The Illusion of Control in Aviator Game

Let me be clear: I don’t play Aviator Game. Not really. I study it—like one might observe a lab rat pressing a lever for pellets. The game’s design? Brilliant. The mechanics? A textbook example of variable rewards triggering dopamine surges. Every time the plane ascends—whoosh, 2x, 5x, 10x—the brain whispers: You’re close. You’re almost winning.

But here’s what no tutorial tells you: this isn’t about strategy. It’s about cognitive traps disguised as fun.

How Your Brain Gets Tricked by ‘Almost’

Aviator Game uses real-time dynamic multipliers that rise unpredictably—just like real risk environments (stock markets, crypto trades). But unlike those systems, it’s deterministic: every outcome is generated by an RNG algorithm with a fixed RTP of 97%. That means long-term losses are mathematically guaranteed unless you walk away before your bankroll evaporates.

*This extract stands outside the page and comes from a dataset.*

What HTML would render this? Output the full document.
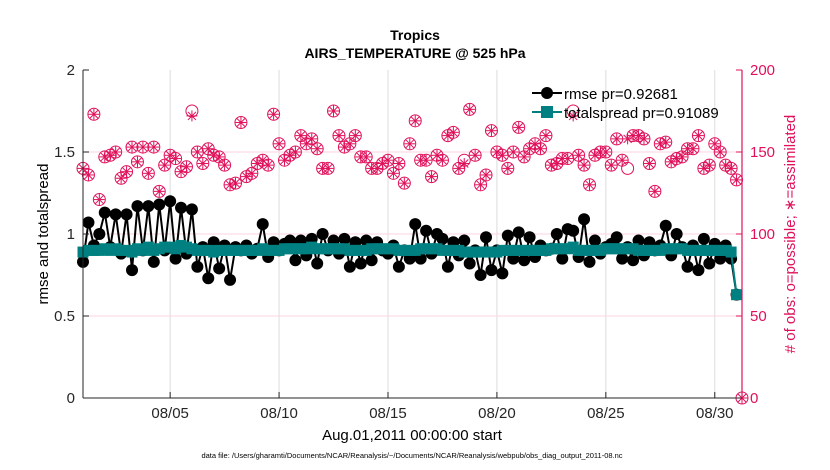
<!DOCTYPE html>
<html><head><meta charset="utf-8"><style>
body{margin:0;background:#fff;}
svg{display:block;font-family:"Liberation Sans",sans-serif;}
</style></head><body>
<svg id="chart" width="830" height="470">
<g id="grid"></g>
<g id="obs"></g>
<g id="lines"></g>
<g id="axes"></g>
<text x="415" y="40" text-anchor="middle" font-size="14" font-weight="bold">Tropics</text>
<text x="415" y="58" text-anchor="middle" font-size="14" font-weight="bold">AIRS_TEMPERATURE @ 525 hPa</text>
<text x="412" y="440" text-anchor="middle" font-size="15">Aug.01,2011 00:00:00 start</text>
<text transform="translate(48,234) rotate(-90)" text-anchor="middle" font-size="15">rmse and totalspread</text>
<text transform="translate(795,234) rotate(-90)" text-anchor="middle" font-size="15" fill="#e0105a"># of obs: o=possible; ∗=assimilated</text>
<text x="412" y="458" text-anchor="middle" font-size="7.5">data file: /Users/gharamti/Documents/NCAR/Reanalysis/~/Documents/NCAR/Reanalysis/webpub/obs_diag_output_2011-08.nc</text>
<g>
<line x1="532" y1="93" x2="562" y2="93" stroke="#000" stroke-width="2"/>
<circle cx="547" cy="93" r="6" fill="#000"/>
<text x="564" y="99" font-size="15">rmse pr=0.92681</text>
<line x1="532" y1="112" x2="562" y2="112" stroke="#008080" stroke-width="2"/>
<rect x="541" y="106" width="12" height="12" fill="#008080"/>
<text x="564" y="118" font-size="15">totalspread pr=0.91089</text>
</g>
</svg>
<script>
const possible=[140,136,173,121,147,148,150,134,138,153,144,153,137,153,126,142,148,146,138,141,175,150,143,152,148,147,142,130,131,168,135,137,143,145,142,173,155,145,148,150,160,155,158,152,140,140,175,160,153,155,160,147,147,140,140,143,145,137,143,131,155,169,145,145,135,148,145,160,162,140,145,176,148,130,136,163,150,148,140,150,165,147,152,155,152,160,142,143,146,146,175,148,142,130,148,150,150,142,158,145,140,160,160,158,143,126,155,156,144,146,147,152,152,160,140,142,155,150,142,140,133];
const assimilated=possible.map(v=>v);
assimilated[20]=172;assimilated[70]=143;assimilated[90]=172;assimilated[100]=158;
const obsEnd=[62,0];
const rmse=[0.83,1.07,0.93,1.0,1.13,0.92,1.12,0.88,1.12,0.78,1.17,0.9,1.17,0.83,1.18,0.9,1.2,0.85,1.16,0.88,1.15,0.8,0.92,0.73,0.95,0.79,0.93,0.72,0.92,0.9,0.93,0.88,0.91,1.06,0.86,0.95,0.9,0.94,0.96,0.84,0.96,0.87,0.97,0.82,1.0,0.9,0.96,0.88,0.97,0.8,0.95,0.82,0.96,0.84,0.95,0.9,0.88,0.93,0.8,0.9,0.85,1.06,0.85,1.02,0.88,1.0,0.97,0.8,0.95,0.87,0.96,0.82,0.9,0.75,0.98,0.78,0.9,0.76,0.99,0.85,1.01,0.84,0.98,0.86,0.93,0.9,0.91,1.0,0.85,1.03,1.02,0.86,1.09,0.83,0.96,0.88,0.92,0.94,0.98,0.85,0.92,0.84,0.96,0.87,0.95,0.9,0.93,1.05,0.87,1.0,0.92,0.8,0.93,0.78,0.97,0.82,0.94,0.85,0.93,0.85,0.63];
const spread=[0.89,0.9,0.9,0.9,0.91,0.9,0.91,0.9,0.9,0.89,0.91,0.9,0.92,0.9,0.91,0.92,0.92,0.91,0.93,0.92,0.91,0.9,0.9,0.9,0.89,0.9,0.9,0.9,0.9,0.9,0.9,0.9,0.9,0.91,0.9,0.9,0.9,0.91,0.91,0.91,0.91,0.91,0.92,0.91,0.91,0.91,0.91,0.91,0.91,0.9,0.9,0.9,0.9,0.91,0.91,0.91,0.91,0.91,0.9,0.9,0.9,0.9,0.91,0.91,0.91,0.91,0.9,0.9,0.9,0.9,0.89,0.89,0.89,0.89,0.89,0.89,0.89,0.9,0.9,0.9,0.9,0.9,0.9,0.9,0.9,0.9,0.91,0.91,0.91,0.91,0.92,0.9,0.9,0.9,0.9,0.9,0.91,0.91,0.91,0.91,0.91,0.91,0.9,0.9,0.9,0.9,0.9,0.91,0.91,0.91,0.91,0.9,0.9,0.9,0.9,0.9,0.9,0.9,0.9,0.89,0.63];
const xTickLabels=["08/05","08/10","08/15","08/20","08/25","08/30"];
const xTickDays=[4,9,14,19,24,29];
const leftTicks=[0,0.5,1,1.5,2];
const rightTicks=[0,50,100,150,200];

const L=83,R=742,T=70,B=398,XMAX=30.25;
const xs=d=>L+d/XMAX*(R-L);
const yl=v=>B-v/2*(B-T);
const yr=v=>B-v/200*(B-T);
const NS="http://www.w3.org/2000/svg";
function mk(p,tag,at){const e=document.createElementNS(NS,tag);for(const k in at)e.setAttribute(k,at[k]);p.appendChild(e);return e;}
const grid=document.getElementById('grid'),axes=document.getElementById('axes'),obs=document.getElementById('obs'),lines=document.getElementById('lines');
xTickDays.forEach((d,i)=>{
 const g=mk(grid,'line',{x1:xs(d),x2:xs(d),y1:T,y2:B,stroke:'#dcdcdc','stroke-width':1});
 
 
 mk(axes,'line',{x1:xs(d),x2:xs(d),y1:B,y2:B-6,stroke:'#262626'});
 const t=mk(axes,'text',{x:xs(d),y:B+20,'text-anchor':'middle','font-size':15,fill:'#262626'});
 t.textContent=xTickLabels[i];
 
 
});
rightTicks.forEach(v=>{
 if(v>0&&v<200){const g=mk(grid,'line',{x1:L,x2:R,y1:yr(v),y2:yr(v),stroke:'#fbd3df','stroke-width':1});
 
 }
 mk(axes,'line',{x1:R,x2:R-6,y1:yr(v),y2:yr(v),stroke:'#e0105a'});
 const t=mk(axes,'text',{x:R+8,y:yr(v)+5,'font-size':15,fill:'#e0105a'});
 t.textContent=v;
 
 
});
leftTicks.forEach(v=>{
 mk(axes,'line',{x1:L,x2:L+6,y1:yl(v),y2:yl(v),stroke:'#262626'});
 const t=mk(axes,'text',{x:L-8,y:yl(v)+5,'text-anchor':'end','font-size':15,fill:'#262626'});
 t.textContent=v;
 
 
});
mk(axes,'line',{x1:L,x2:R,y1:B,y2:B,stroke:'#262626'});
mk(axes,'line',{x1:L,x2:L,y1:T,y2:B,stroke:'#262626'});
mk(axes,'line',{x1:R,x2:R,y1:T,y2:B,stroke:'#e0105a','stroke-width':1.2});
const C='#e0105a';
function star(x,y){const g=mk(obs,'g',{stroke:C,'stroke-width':1});
 
 
 mk(g,'line',{x1:x-5.5,x2:x+5.5,y1:y,y2:y});mk(g,'line',{x1:x,x2:x,y1:y-5.5,y2:y+5.5});
 mk(g,'line',{x1:x-4,x2:x+4,y1:y-4,y2:y+4});mk(g,'line',{x1:x-4,x2:x+4,y1:y+4,y2:y-4});}
function circ(x,y){const c=mk(obs,'circle',{cx:x,cy:y,r:6,fill:'none',stroke:C,'stroke-width':1});
 
 }
const dt=0.25;
possible.forEach((v,i)=>{circ(xs(i*dt),yr(v));star(xs(i*dt),yr(assimilated[i]));});
circ(xs(possible.length*dt),yr(obsEnd[1]));star(xs(possible.length*dt),yr(obsEnd[1]));
function pts(a){return a.map((v,i)=>xs(i*dt)+','+yl(v)).join(' ');}
const pr=mk(lines,'polyline',{points:pts(rmse),fill:'none',stroke:'#000','stroke-width':2});


rmse.forEach((v,i)=>{const c=mk(lines,'circle',{cx:xs(i*dt),cy:yl(v),r:6,fill:'#000'});
 
 });
const ps=mk(lines,'polyline',{points:pts(spread),fill:'none',stroke:'#008080','stroke-width':2});


spread.forEach((v,i)=>{const r=mk(lines,'rect',{x:xs(i*dt)-5.5,y:yl(v)-5.5,width:11,height:11,fill:'#008080'});
 
 });
</script>
</body></html>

I’ve run Monte Carlo simulations on this system (yes, I did). Over 100k simulated sessions, even with optimal timing strategies, only 34% of players ended up profitable—and most were lucky outliers.

So why do we keep playing? Because we feel like we’re in control. We think we can spot the “right moment” to cash out—until we don’t.

The Real Aviator Tricks Are Behavioral

Forget videos claiming “aviator tricks to win live” or apps promising predictors. Those aren’t tools—they’re dopamine lures wrapped in false credibility.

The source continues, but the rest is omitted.